[Source code of charts]

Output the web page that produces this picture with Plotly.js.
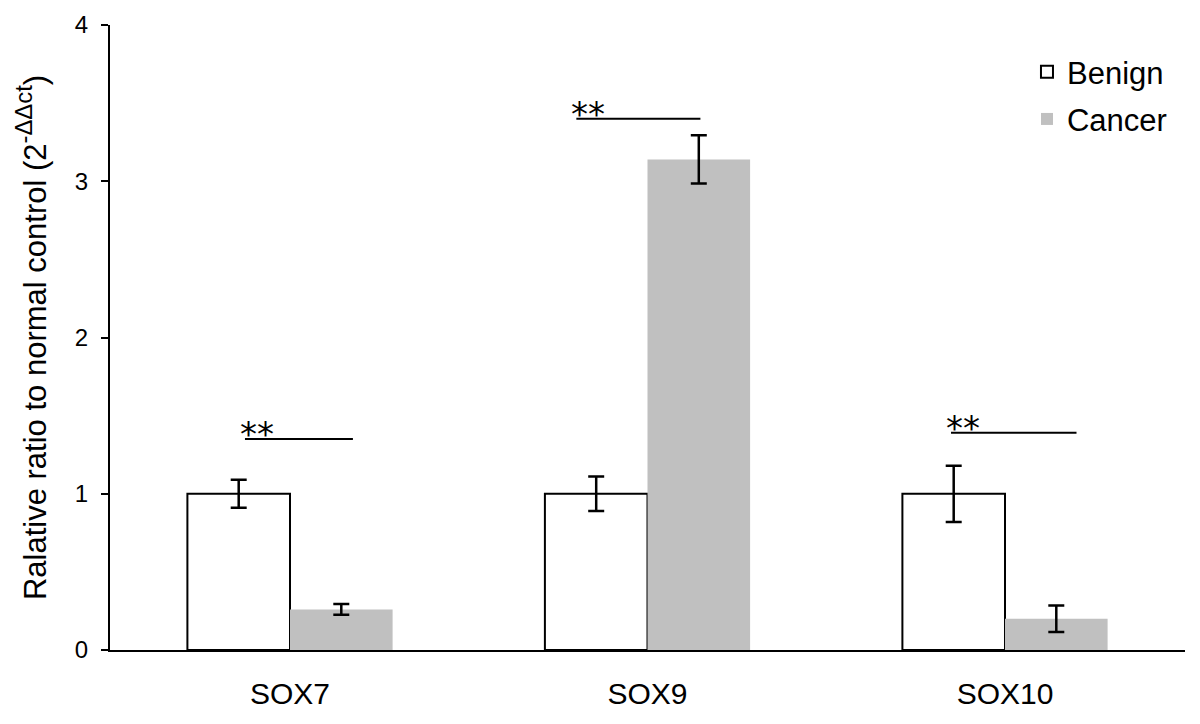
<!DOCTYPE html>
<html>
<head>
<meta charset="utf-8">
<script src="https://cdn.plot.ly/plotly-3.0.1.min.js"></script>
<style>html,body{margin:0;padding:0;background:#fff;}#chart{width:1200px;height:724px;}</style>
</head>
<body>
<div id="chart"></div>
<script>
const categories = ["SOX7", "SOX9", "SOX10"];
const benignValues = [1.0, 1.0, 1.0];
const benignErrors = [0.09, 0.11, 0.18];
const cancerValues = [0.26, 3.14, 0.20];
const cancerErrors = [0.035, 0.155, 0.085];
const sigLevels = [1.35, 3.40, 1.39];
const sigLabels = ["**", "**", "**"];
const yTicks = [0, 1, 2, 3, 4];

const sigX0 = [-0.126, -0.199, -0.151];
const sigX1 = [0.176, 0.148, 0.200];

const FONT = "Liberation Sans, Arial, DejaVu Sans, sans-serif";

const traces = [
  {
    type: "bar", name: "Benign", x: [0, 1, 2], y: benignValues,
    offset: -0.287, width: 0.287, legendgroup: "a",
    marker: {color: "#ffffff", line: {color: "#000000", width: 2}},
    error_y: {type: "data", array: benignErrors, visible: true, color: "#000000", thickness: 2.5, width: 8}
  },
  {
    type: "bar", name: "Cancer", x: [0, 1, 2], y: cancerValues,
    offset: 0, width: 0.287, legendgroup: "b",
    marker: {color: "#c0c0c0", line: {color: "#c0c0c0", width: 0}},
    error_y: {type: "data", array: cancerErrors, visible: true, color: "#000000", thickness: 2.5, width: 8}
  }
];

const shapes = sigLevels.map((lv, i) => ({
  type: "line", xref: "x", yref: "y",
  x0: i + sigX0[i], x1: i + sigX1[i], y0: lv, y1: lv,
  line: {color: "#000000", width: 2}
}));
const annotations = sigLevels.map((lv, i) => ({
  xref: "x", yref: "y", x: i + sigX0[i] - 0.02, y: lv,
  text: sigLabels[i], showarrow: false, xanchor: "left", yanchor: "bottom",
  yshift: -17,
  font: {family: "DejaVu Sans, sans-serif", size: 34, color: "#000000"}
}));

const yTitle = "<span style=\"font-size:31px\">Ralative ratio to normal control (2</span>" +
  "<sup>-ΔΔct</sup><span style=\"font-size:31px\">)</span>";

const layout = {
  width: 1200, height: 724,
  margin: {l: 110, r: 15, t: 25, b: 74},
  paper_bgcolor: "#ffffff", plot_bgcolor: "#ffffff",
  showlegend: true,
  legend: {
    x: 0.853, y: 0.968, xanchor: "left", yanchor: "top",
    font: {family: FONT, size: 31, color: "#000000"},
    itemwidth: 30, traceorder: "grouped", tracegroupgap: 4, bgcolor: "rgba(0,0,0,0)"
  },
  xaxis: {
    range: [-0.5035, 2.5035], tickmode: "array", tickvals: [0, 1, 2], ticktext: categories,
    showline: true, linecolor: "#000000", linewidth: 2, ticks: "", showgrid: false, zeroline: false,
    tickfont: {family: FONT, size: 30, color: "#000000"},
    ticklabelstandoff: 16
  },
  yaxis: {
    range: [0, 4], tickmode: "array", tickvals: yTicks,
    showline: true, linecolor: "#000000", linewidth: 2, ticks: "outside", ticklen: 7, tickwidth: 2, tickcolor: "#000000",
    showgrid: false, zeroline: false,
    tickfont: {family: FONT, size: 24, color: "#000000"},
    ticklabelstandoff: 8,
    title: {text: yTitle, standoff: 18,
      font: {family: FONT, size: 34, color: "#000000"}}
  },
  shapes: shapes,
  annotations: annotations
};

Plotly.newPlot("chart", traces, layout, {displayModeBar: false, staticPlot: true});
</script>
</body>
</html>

...

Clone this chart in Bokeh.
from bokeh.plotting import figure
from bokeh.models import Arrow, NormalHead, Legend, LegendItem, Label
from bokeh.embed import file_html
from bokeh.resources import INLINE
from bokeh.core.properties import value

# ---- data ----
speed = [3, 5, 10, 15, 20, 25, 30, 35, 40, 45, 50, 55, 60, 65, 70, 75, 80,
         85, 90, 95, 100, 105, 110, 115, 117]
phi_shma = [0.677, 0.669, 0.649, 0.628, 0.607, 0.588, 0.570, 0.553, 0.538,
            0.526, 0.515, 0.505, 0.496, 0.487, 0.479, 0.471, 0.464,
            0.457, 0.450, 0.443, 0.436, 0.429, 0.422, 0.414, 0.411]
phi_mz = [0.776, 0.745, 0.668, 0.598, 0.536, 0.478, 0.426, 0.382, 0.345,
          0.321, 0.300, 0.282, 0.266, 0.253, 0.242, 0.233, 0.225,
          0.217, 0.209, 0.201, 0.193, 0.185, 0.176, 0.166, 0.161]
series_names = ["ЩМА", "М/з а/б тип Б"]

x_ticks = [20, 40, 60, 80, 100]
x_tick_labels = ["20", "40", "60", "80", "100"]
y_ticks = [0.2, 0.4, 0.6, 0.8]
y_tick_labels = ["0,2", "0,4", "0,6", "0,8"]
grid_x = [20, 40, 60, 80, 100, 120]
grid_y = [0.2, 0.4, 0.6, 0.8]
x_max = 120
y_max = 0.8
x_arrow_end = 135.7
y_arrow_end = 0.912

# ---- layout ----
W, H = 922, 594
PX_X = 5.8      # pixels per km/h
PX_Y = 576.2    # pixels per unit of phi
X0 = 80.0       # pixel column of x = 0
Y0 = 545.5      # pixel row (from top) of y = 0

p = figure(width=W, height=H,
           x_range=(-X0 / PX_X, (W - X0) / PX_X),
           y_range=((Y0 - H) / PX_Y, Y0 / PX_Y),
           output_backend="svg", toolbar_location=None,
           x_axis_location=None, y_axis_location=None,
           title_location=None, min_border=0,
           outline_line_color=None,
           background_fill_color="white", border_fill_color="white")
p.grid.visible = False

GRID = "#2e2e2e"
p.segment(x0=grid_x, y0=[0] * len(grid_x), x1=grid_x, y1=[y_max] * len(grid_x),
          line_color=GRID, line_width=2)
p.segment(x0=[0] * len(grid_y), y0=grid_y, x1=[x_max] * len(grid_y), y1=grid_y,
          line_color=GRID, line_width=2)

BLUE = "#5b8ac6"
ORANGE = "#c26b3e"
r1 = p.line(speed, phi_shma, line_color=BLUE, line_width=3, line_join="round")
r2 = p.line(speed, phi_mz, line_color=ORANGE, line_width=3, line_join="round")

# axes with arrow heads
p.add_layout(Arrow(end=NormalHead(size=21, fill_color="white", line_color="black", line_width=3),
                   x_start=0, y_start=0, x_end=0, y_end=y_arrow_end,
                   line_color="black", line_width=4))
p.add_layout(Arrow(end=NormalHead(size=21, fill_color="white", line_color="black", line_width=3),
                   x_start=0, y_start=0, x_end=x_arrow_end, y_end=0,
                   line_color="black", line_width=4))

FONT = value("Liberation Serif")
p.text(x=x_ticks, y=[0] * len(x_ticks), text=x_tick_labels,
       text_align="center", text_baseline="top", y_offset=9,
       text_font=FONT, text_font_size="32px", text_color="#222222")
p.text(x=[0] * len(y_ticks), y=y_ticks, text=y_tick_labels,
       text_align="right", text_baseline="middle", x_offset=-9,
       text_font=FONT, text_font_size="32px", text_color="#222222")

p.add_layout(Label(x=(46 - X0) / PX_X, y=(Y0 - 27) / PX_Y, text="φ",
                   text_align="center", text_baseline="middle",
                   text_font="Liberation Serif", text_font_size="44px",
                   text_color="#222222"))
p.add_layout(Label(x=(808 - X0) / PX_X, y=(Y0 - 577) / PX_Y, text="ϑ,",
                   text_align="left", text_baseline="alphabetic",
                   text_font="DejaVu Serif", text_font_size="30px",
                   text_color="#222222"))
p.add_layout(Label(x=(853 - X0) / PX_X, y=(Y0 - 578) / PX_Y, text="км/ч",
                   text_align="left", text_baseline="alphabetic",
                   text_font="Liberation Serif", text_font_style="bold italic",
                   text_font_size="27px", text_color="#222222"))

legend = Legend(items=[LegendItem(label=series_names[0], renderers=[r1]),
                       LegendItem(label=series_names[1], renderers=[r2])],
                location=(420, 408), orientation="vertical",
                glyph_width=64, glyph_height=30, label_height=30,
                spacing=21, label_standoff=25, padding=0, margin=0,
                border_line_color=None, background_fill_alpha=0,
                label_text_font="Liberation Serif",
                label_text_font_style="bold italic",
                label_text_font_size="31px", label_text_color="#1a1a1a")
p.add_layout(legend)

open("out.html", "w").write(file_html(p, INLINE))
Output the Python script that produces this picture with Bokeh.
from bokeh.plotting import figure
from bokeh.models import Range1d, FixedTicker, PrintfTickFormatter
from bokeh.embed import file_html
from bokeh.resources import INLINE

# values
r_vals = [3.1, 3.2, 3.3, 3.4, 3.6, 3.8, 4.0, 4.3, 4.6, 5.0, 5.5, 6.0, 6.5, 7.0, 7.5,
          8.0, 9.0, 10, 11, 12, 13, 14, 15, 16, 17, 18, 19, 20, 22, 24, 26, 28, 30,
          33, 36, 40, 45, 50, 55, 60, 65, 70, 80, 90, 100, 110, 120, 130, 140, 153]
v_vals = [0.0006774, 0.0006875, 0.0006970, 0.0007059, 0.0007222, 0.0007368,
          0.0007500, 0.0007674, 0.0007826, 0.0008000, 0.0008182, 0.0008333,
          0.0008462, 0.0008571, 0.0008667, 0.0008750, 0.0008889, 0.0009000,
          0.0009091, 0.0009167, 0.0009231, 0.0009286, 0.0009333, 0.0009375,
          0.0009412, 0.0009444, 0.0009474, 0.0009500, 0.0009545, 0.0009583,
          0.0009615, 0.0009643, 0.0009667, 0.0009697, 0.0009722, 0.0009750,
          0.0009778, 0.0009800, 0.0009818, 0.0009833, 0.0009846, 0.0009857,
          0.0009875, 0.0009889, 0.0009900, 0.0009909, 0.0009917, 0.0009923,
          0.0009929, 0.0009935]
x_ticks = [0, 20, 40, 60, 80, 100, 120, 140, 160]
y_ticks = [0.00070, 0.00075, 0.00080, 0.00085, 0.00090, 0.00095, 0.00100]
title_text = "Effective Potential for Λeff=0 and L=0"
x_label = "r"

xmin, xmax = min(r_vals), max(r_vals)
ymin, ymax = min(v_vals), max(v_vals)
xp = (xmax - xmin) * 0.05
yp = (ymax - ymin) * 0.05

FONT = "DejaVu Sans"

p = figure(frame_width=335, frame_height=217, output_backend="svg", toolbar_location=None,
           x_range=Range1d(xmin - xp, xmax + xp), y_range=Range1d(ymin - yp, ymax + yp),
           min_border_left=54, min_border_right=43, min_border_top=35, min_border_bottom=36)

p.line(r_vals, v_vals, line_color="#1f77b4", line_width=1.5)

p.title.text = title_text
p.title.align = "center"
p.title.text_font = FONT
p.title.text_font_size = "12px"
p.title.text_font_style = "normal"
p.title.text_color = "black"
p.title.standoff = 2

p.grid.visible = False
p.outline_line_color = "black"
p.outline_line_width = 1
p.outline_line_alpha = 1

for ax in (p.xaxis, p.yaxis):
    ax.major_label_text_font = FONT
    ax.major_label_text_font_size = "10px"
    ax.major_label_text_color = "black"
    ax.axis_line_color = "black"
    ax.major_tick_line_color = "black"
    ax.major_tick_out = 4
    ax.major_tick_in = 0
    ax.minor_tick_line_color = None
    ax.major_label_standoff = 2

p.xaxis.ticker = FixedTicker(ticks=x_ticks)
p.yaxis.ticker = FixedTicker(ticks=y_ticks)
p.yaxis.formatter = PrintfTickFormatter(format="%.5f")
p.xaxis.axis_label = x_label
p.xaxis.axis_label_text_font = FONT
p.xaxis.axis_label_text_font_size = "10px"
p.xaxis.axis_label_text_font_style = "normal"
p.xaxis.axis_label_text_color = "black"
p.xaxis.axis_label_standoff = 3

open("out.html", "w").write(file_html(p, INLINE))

Work required:
With the pictures removed from your copy, retype the lines above from the one that contains "Output the web" through the one that contains "Sans, Arial, DejaVu", exactly.

Complete answer:
Output the web page that produces this picture with Plotly.js.
<!DOCTYPE html>
<html>
<head>
<meta charset="utf-8">
<script src="https://cdn.plot.ly/plotly-3.0.1.min.js"></script>
<style>html,body{margin:0;padding:0;background:#fff;}#chart{width:1200px;height:724px;}</style>
</head>
<body>
<div id="chart"></div>
<script>
const categories = ["SOX7", "SOX9", "SOX10"];
const benignValues = [1.0, 1.0, 1.0];
const benignErrors = [0.09, 0.11, 0.18];
const cancerValues = [0.26, 3.14, 0.20];
const cancerErrors = [0.035, 0.155, 0.085];
const sigLevels = [1.35, 3.40, 1.39];
const sigLabels = ["**", "**", "**"];
const yTicks = [0, 1, 2, 3, 4];

const sigX0 = [-0.126, -0.199, -0.151];
const sigX1 = [0.176, 0.148, 0.200];

const FONT = "Liberation Sans, Arial, DejaVu Sans, sans-serif";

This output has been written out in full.